This week I decided to ditch the sciwing
method because it is not 100% accurate at this point, and it is very slow to parse the different entries.
I feel like regex
might be more useful here. So I used different regex to match the authors and filter out irrelevant data to exact_reference
like year, etc.
Regex turns out to be good at this job, however Emilie pointed out that Bibtex keys may also be updated this way.
Lars pointed out some issues which may lead to merge conflicts in the future, so I just decided to revert these changes here.

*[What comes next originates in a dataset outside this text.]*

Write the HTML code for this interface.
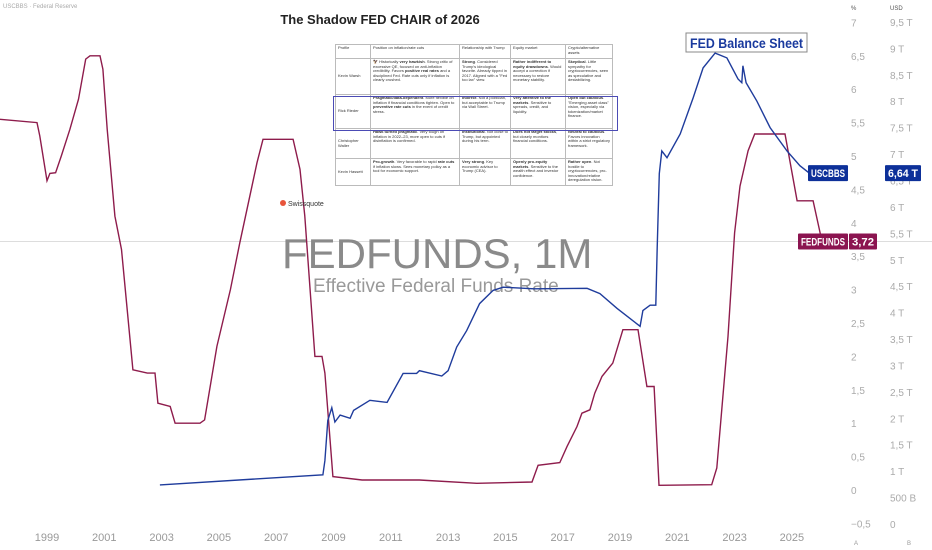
<!DOCTYPE html>
<html><head><meta charset="utf-8"><style>
body{margin:0;background:#fff;font-family:"Liberation Sans",sans-serif;}
#wrap{position:relative;width:932px;height:550px;overflow:hidden;background:#fff}
svg{position:absolute;left:0;top:0}
#tbl{position:absolute;left:335px;top:44px;width:278px;border-collapse:collapse;font-size:4px;line-height:4.6px;color:#333;background:#fff}
#tbl td,#tbl th{border:0.5px solid #bbb;padding:1px 2px;vertical-align:top;text-align:left;font-weight:normal}
#tbl td:first-child{vertical-align:middle}
.hl{position:absolute;left:333px;top:96px;width:283px;height:33px;border:1px solid #4b4bb5}
</style></head><body>
<div id="wrap">
<svg id="chart" width="932" height="550"></svg>
<table id="tbl">
<tr style="height:14px"><th style="width:30px">Profile</th><th style="width:84px">Position on inflation/rate cuts</th><th style="width:46px">Relationship with Trump</th><th style="width:50px">Equity market</th><th>Crypto/alternative assets</th></tr>
<tr style="height:36px"><td>Kevin Warsh</td><td>🦅 Historically <b>very hawkish</b>. Strong critic of excessive QE, focused on anti-inflation credibility. Favors <b>positive real rates</b> and a disciplined Fed. Rate cuts only if inflation is clearly crushed.</td><td><b>Strong</b>. Considered Trump's ideological favorite. Already tipped in 2017. Aligned with a "Fed too lax" view.</td><td><b>Rather indifferent to equity drawdowns</b>. Would accept a correction if necessary to restore monetary stability.</td><td><b>Skeptical</b>. Little sympathy for cryptocurrencies, seen as speculative and destabilizing.</td></tr>
<tr style="height:34px"><td>Rick Rieder</td><td><b>Pragmatic/data-dependent</b>. More flexible on inflation if financial conditions tighten. Open to <b>preventive rate cuts</b> in the event of credit stress.</td><td><b>Indirect</b>. Not a politician, but acceptable to Trump via Wall Street.</td><td><b>Very attentive to the markets</b>. Sensitive to spreads, credit, and liquidity.</td><td><b>Open but cautious</b>. "Emerging asset class" vision, especially via tokenization/market finance.</td></tr>
<tr style="height:30px"><td>Christopher Waller</td><td><b>Hawk turned pragmatic</b>. Very tough on inflation in 2022–23, more open to cuts if disinflation is confirmed.</td><td><b>Institutional</b>. Not close to Trump, but appointed during his term.</td><td><b>Does not target stocks</b>, but closely monitors financial conditions.</td><td><b>Neutral to cautious</b>. Favors innovation within a strict regulatory framework.</td></tr>
<tr style="height:27px"><td>Kevin Hassett</td><td><b>Pro-growth</b>. Very favorable to rapid <b>rate cuts</b> if inflation slows. Sees monetary policy as a tool for economic support.</td><td><b>Very strong</b>. Key economic advisor to Trump (CEA).</td><td><b>Openly pro-equity markets</b>. Sensitive to the wealth effect and investor confidence.</td><td><b>Rather open</b>. Not hostile to cryptocurrencies, pro-innovation/relative deregulation vision.</td></tr>
</table>
<div class="hl"></div>
</div>
<script>
const ffDates=[1997.36,1998.65,1998.75,1999.0,1999.1,1999.3,1999.5,1999.8,2000.1,2000.35,2000.5,2000.85,2000.95,2001.1,2001.37,2001.6,2002.0,2002.5,2002.77,2002.87,2003.3,2003.47,2004.34,2004.5,2004.93,2005.4,2005.73,2006.33,2006.54,2007.59,2007.83,2008.0,2008.35,2008.6,2008.7,2008.98,2010.0,2012.0,2014.0,2015.93,2016.14,2016.9,2017.15,2017.5,2017.67,2017.95,2018.12,2018.37,2018.75,2019.1,2019.63,2019.94,2020.19,2020.36,2022.2,2022.38,2022.77,2023.0,2023.19,2023.47,2023.7,2024.7,2024.76,2025.18,2025.74,2026.05];
const ffValues=[5.55,5.5,5.3,4.63,4.74,4.75,5.0,5.4,5.85,6.45,6.5,6.5,6.3,5.4,4.1,3.6,1.8,1.75,1.75,1.3,1.25,1.0,1.0,1.05,2.15,3.0,3.7,4.9,5.25,5.25,4.8,4.1,2.0,2.0,1.75,0.2,0.15,0.15,0.1,0.12,0.37,0.41,0.65,0.95,1.15,1.2,1.45,1.7,1.9,2.4,2.4,1.55,1.55,0.07,0.08,0.33,2.3,3.85,4.55,5.08,5.33,5.33,5.33,4.33,4.33,3.72];
const bsDates=[2002.94,2008.63,2008.7,2008.8,2008.94,2009.05,2009.23,2009.58,2009.7,2010.27,2010.87,2011.43,2011.9,2012.0,2012.78,2013.0,2013.3,2013.65,2014.1,2014.57,2014.92,2016.0,2017.85,2018.3,2018.9,2019.7,2019.8,2020.05,2020.25,2020.3,2020.37,2020.46,2020.64,2021.1,2021.55,2021.9,2022.32,2022.73,2023.12,2023.25,2023.29,2023.4,2023.78,2024.24,2024.83,2025.28,2025.63,2025.7];
const bsValues=[0.74,0.93,1.2,1.96,2.2,1.93,2.06,2.0,2.15,2.34,2.3,2.85,2.85,2.9,2.8,2.9,3.35,3.66,4.17,4.42,4.48,4.45,4.46,4.36,4.08,3.74,4.04,4.14,4.14,5.23,6.63,7.06,6.93,7.38,8.06,8.63,8.91,8.82,8.42,8.35,8.67,8.35,8.0,7.5,7.06,6.78,6.63,6.64];
const yearTicks=[1999,2001,2003,2005,2007,2009,2011,2013,2015,2017,2019,2021,2023,2025];
const pctTicks=["7","6,5","6","5,5","5","4,5","4","3,5","3","2,5","2","1,5","1","0,5","0","−0,5"];
const usdTicks=["9,5 T","9 T","8,5 T","8 T","7,5 T","7 T","6,5 T","6 T","5,5 T","5 T","4,5 T","4 T","3,5 T","3 T","2,5 T","2 T","1,5 T","1 T","500 B","0"];
const NS="http://www.w3.org/2000/svg";
const svg=document.getElementById('chart');
const xS=y=>47+(y-1999)*28.65;
const yP=v=>490-v*66.8;
const yU=v=>524-v*52.85;
function mk(t,a,txt){const e=document.createElementNS(NS,t);for(const k in a)e.setAttribute(k,a[k]);if(txt!==undefined)e.textContent=txt;svg.appendChild(e);return e;}
let e=mk('line',{x1:0,x2:932,y1:yP(ffValues[ffValues.length-1]),y2:yP(ffValues[ffValues.length-1]),stroke:'#ddd','stroke-width':1});


e=mk('text',{x:282,y:268,'font-size':42,fill:'#8a8a8a','font-family':'Liberation Sans'},'FEDFUNDS, 1M');


e=mk('text',{x:313,y:292,'font-size':19,fill:'#999','font-family':'Liberation Sans'},'Effective Federal Funds Rate');


let d=ffDates.map((t,i)=>(i?'L':'M')+xS(t).toFixed(1)+','+yP(ffValues[i]).toFixed(1)).join('');
e=mk('path',{d:d,fill:'none',stroke:'#8e1c4c','stroke-width':1.4});


d=bsDates.map((t,i)=>(i?'L':'M')+xS(t).toFixed(1)+','+yU(bsValues[i]).toFixed(1)).join('');
e=mk('path',{d:d,fill:'none',stroke:'#1f3c9c','stroke-width':1.4});


yearTicks.forEach(y=>{const t=mk('text',{x:xS(y),y:541,'font-size':11,fill:'#999','text-anchor':'middle'},y);

});
pctTicks.forEach((s,i)=>{const t=mk('text',{x:851,y:yP(7-i*0.5)+4,'font-size':10,fill:'#aaa'},s);

});
usdTicks.forEach((s,i)=>{const t=mk('text',{x:890,y:yU(9.5-i*0.5)+4,'font-size':10,fill:'#aaa'},s);

});
e=mk('text',{x:851,y:10,'font-size':6,fill:'#555'},'%');


e=mk('text',{x:890,y:10,'font-size':6,fill:'#555'},'USD');


e=mk('text',{x:3,y:8,'font-size':6,fill:'#aaa'},'USCBBS · Federal Reserve');


e=mk('text',{x:854,y:545,'font-size':6,fill:'#999'},'A');


e=mk('text',{x:907,y:545,'font-size':6,fill:'#999'},'B');


e=mk('text',{x:380,y:24,'font-size':13,'font-weight':'bold',fill:'#222','text-anchor':'middle'},'The Shadow FED CHAIR of 2026');


e=mk('rect',{x:686,y:33,width:121,height:19,fill:'#fff',stroke:'#888','stroke-width':1});


e=mk('text',{x:690,y:48,'font-size':14,'font-weight':'bold',fill:'#1a3a9e',textLength:113,lengthAdjust:'spacingAndGlyphs'},'FED Balance Sheet');


e=mk('circle',{cx:283,cy:203,r:3,fill:'#e8553c'});


e=mk('text',{x:288,y:206,'font-size':7,fill:'#333'},'Swissquote');


const lastBs=bsValues[bsValues.length-1], lastFf=ffValues[ffValues.length-1];
function tag(x,yc,w,bg,txt,name){const r=mk('rect',{x:x,y:yc-8,width:w,height:16,fill:bg,rx:1});


const t=mk('text',{x:x+3,y:yc+4,'font-size':11,'font-weight':'bold',fill:'#fff',textLength:w-6,lengthAdjust:'spacingAndGlyphs'},txt);

}
tag(808,yU(lastBs),40,'#0d3099','USCBBS','uscbbs-series-tag');
tag(885,yU(lastBs),36,'#0d3099',String(lastBs).replace('.',',')+' T','uscbbs-value-tag');
tag(798,yP(lastFf),50,'#8b1450','FEDFUNDS','fedfunds-series-tag');
tag(849,yP(lastFf),28,'#8b1450',String(lastFf).replace('.',','),'fedfunds-value-tag');
</script>
</body></html>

# | Day | Date | A short description of the work done |
---|---|---|---|
1 | Monday | 2022/07/11 | Created scripts that uses regex to match the contents |
2 | Tuesday | 2022/07/12 | Fixed bugs regards to the problem of misidentifying parts of the “pl.” and “p.” as author name |
3 | Wednesday | 2022/07/13 | CDLI meeting |
4 | Thursday | 2022/07/14 | Fixed the issue of extraneous fields by only picking publications with an author attached. |
5 | Friday | 2022/07/15 | Sent Emilie the data about the fully processed data for checking |
6 | Saturday | 2022/07/16 | Started working on fixing the bibtex keys. |
7 | Sunday | 2022/07/17 | Took a break |